Bisbing's focus has recently shifted into more editorial work that highlights raw issues while documenting American differences in isolated communities. One of Bisbing's documentary projects, "12 Scheduled Stops" involved the facelessness of daily commuting on Chicago's Metra trains. Her personal project, "Emerge Changed" intended to depict the subculture of alley dwellers and ended up portraying how the dichotomy that drew her into the alley existed within her. In 2003, Bisbing shot “Lost in the Backyard” while traveling through the backcountry of Arkansas. She is currently shooting a street photography series, “1/15 of a Second” in Chicago, New York and London.

Bisbing earned a BA in Humanitiesfrom San Francisco State University and has been photographing for over fifteen years. Bisbing travels throughout the United States, Europe and Africa to capture her images. Bisbing regularly has work featured in retail stores, galleries, executive offices, alternative spaces, web galleries and national publications.

Artist Statement:

1/15 of a Second

This project involves looking for certain visual arrangements to express what I perceive as city dwellers wandering like zombies. I photograph city landscapes and capture strangers drifting through the space seemingly not noticing each other or the architecture surrounding them. I deliberately photograph people out of focus just enough to make you feel like you have seen them before while reinforcing the point that we rarely pay attention to individuals walking by.

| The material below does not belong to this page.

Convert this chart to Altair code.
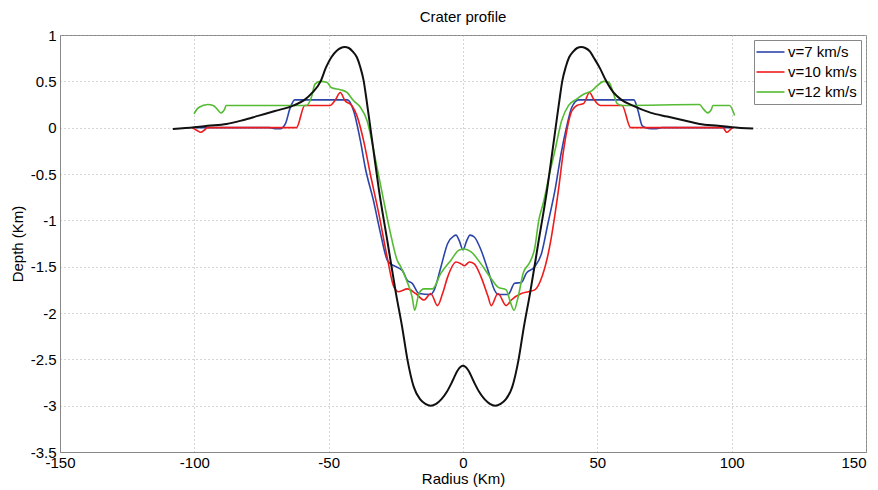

The flow of the blurry figures visually expresses the muffled sounds of the urban environment and suggests the feeling of people swimming past one another. I played with the space between each figure to exaggerate the interaction of what I observe as pedestrians playing hopscotch along the gridded sidewalk trying to sustain anonymity within the city machine.

This series is a work in progress currently including 28 images. I intend to nearly double that number to surround the viewer with a room full of strangers. These scenes are from New York and Chicago but the completed series will include San Francisco and Toronto to reinforce the universals present in urban pedestrian behavior.